◆ **Work to do**: Print the listing as it stands, omitting all images.

◆ **Information shown**:
---------------

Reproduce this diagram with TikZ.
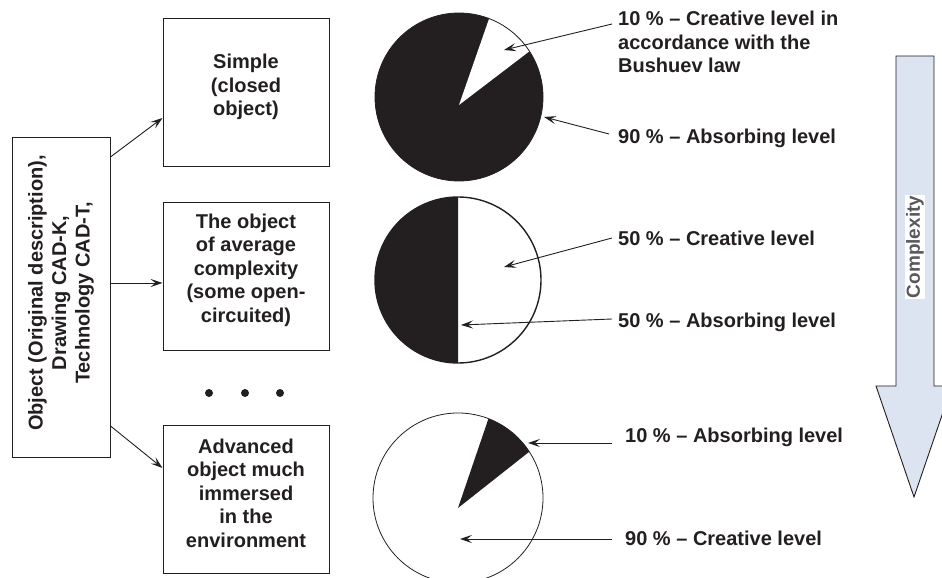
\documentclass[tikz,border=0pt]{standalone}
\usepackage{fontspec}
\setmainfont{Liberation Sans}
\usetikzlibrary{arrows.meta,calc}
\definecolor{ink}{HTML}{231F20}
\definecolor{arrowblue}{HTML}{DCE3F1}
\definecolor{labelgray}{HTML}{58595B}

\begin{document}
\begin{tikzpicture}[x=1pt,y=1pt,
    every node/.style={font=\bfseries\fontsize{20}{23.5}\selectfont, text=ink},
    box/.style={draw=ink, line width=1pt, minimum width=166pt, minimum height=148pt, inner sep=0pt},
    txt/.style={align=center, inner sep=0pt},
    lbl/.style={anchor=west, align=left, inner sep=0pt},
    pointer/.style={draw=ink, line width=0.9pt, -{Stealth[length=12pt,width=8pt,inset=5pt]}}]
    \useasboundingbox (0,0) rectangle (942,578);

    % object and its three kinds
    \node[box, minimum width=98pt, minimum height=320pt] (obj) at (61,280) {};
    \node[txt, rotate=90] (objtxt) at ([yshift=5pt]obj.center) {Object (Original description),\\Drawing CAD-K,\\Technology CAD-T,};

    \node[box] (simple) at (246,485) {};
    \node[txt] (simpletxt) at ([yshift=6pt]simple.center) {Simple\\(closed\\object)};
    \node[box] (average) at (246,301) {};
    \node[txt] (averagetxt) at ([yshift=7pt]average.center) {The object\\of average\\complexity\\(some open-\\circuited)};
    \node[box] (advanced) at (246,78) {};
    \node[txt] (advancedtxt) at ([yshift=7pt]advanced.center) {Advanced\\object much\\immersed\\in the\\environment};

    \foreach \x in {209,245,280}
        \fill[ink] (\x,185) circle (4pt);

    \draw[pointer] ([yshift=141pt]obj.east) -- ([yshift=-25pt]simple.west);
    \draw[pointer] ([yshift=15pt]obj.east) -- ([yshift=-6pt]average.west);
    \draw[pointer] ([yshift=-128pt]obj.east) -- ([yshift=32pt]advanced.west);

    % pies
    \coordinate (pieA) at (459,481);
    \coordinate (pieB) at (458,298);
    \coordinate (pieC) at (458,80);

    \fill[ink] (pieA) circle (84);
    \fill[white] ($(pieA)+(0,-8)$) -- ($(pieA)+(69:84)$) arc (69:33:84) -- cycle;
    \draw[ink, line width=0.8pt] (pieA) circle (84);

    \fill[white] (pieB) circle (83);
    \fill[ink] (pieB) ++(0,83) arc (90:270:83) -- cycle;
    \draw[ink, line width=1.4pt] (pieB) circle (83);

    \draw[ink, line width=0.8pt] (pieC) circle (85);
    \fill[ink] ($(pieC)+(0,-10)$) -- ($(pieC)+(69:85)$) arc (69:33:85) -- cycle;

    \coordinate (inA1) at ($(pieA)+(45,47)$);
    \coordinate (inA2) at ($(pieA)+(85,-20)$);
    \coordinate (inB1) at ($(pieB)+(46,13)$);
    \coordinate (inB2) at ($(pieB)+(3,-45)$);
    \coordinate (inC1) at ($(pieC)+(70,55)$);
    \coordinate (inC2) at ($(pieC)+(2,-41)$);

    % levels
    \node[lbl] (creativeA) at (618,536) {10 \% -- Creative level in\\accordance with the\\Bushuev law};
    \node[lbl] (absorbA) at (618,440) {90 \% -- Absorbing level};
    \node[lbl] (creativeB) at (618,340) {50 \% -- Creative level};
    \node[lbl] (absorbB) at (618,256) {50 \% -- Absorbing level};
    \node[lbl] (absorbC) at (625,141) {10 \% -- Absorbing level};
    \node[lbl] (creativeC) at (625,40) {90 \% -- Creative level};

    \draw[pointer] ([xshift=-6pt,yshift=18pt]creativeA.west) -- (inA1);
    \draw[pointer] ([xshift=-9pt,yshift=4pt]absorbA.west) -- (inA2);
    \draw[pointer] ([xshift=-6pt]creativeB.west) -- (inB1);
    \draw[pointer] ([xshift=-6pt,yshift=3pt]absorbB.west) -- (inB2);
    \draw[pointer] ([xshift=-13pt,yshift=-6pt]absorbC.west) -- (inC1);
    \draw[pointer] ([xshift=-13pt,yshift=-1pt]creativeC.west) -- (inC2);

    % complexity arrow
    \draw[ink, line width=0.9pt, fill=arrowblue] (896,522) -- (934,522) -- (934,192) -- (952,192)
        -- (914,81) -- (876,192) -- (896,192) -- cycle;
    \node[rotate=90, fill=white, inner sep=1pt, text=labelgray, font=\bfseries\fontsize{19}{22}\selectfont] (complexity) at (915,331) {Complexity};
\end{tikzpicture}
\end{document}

---------------

◆ **Final answer**:
Reproduce this diagram with TikZ.
\documentclass[tikz,border=0pt]{standalone}
\usepackage{fontspec}
\setmainfont{Liberation Sans}
\usetikzlibrary{arrows.meta,calc}
\definecolor{ink}{HTML}{231F20}
\definecolor{arrowblue}{HTML}{DCE3F1}
\definecolor{labelgray}{HTML}{58595B}

\begin{document}
\begin{tikzpicture}[x=1pt,y=1pt,
    every node/.style={font=\bfseries\fontsize{20}{23.5}\selectfont, text=ink},
    box/.style={draw=ink, line width=1pt, minimum width=166pt, minimum height=148pt, inner sep=0pt},
    txt/.style={align=center, inner sep=0pt},
    lbl/.style={anchor=west, align=left, inner sep=0pt},
    pointer/.style={draw=ink, line width=0.9pt, -{Stealth[length=12pt,width=8pt,inset=5pt]}}]
    \useasboundingbox (0,0) rectangle (942,578);

    % object and its three kinds
    \node[box, minimum width=98pt, minimum height=320pt] (obj) at (61,280) {};
    \node[txt, rotate=90] (objtxt) at ([yshift=5pt]obj.center) {Object (Original description),\\Drawing CAD-K,\\Technology CAD-T,};

    \node[box] (simple) at (246,485) {};
    \node[txt] (simpletxt) at ([yshift=6pt]simple.center) {Simple\\(closed\\object)};
    \node[box] (average) at (246,301) {};
    \node[txt] (averagetxt) at ([yshift=7pt]average.center) {The object\\of average\\complexity\\(some open-\\circuited)};
    \node[box] (advanced) at (246,78) {};
    \node[txt] (advancedtxt) at ([yshift=7pt]advanced.center) {Advanced\\object much\\immersed\\in the\\environment};

    \foreach \x in {209,245,280}
        \fill[ink] (\x,185) circle (4pt);

    \draw[pointer] ([yshift=141pt]obj.east) -- ([yshift=-25pt]simple.west);
    \draw[pointer] ([yshift=15pt]obj.east) -- ([yshift=-6pt]average.west);
    \draw[pointer] ([yshift=-128pt]obj.east) -- ([yshift=32pt]advanced.west);

    % pies
    \coordinate (pieA) at (459,481);
    \coordinate (pieB) at (458,298);
    \coordinate (pieC) at (458,80);

    \fill[ink] (pieA) circle (84);
    \fill[white] ($(pieA)+(0,-8)$) -- ($(pieA)+(69:84)$) arc (69:33:84) -- cycle;
    \draw[ink, line width=0.8pt] (pieA) circle (84);

    \fill[white] (pieB) circle (83);
    \fill[ink] (pieB) ++(0,83) arc (90:270:83) -- cycle;
    \draw[ink, line width=1.4pt] (pieB) circle (83);

    \draw[ink, line width=0.8pt] (pieC) circle (85);
    \fill[ink] ($(pieC)+(0,-10)$) -- ($(pieC)+(69:85)$) arc (69:33:85) -- cycle;

    \coordinate (inA1) at ($(pieA)+(45,47)$);
    \coordinate (inA2) at ($(pieA)+(85,-20)$);
    \coordinate (inB1) at ($(pieB)+(46,13)$);
    \coordinate (inB2) at ($(pieB)+(3,-45)$);
    \coordinate (inC1) at ($(pieC)+(70,55)$);
    \coordinate (inC2) at ($(pieC)+(2,-41)$);

    % levels
    \node[lbl] (creativeA) at (618,536) {10 \% -- Creative level in\\accordance with the\\Bushuev law};
    \node[lbl] (absorbA) at (618,440) {90 \% -- Absorbing level};
    \node[lbl] (creativeB) at (618,340) {50 \% -- Creative level};
    \node[lbl] (absorbB) at (618,256) {50 \% -- Absorbing level};
    \node[lbl] (absorbC) at (625,141) {10 \% -- Absorbing level};
    \node[lbl] (creativeC) at (625,40) {90 \% -- Creative level};

    \draw[pointer] ([xshift=-6pt,yshift=18pt]creativeA.west) -- (inA1);
    \draw[pointer] ([xshift=-9pt,yshift=4pt]absorbA.west) -- (inA2);
    \draw[pointer] ([xshift=-6pt]creativeB.west) -- (inB1);
    \draw[pointer] ([xshift=-6pt,yshift=3pt]absorbB.west) -- (inB2);
    \draw[pointer] ([xshift=-13pt,yshift=-6pt]absorbC.west) -- (inC1);
    \draw[pointer] ([xshift=-13pt,yshift=-1pt]creativeC.west) -- (inC2);

    % complexity arrow
    \draw[ink, line width=0.9pt, fill=arrowblue] (896,522) -- (934,522) -- (934,192) -- (952,192)
        -- (914,81) -- (876,192) -- (896,192) -- cycle;
    \node[rotate=90, fill=white, inner sep=1pt, text=labelgray, font=\bfseries\fontsize{19}{22}\selectfont] (complexity) at (915,331) {Complexity};
\end{tikzpicture}
\end{document}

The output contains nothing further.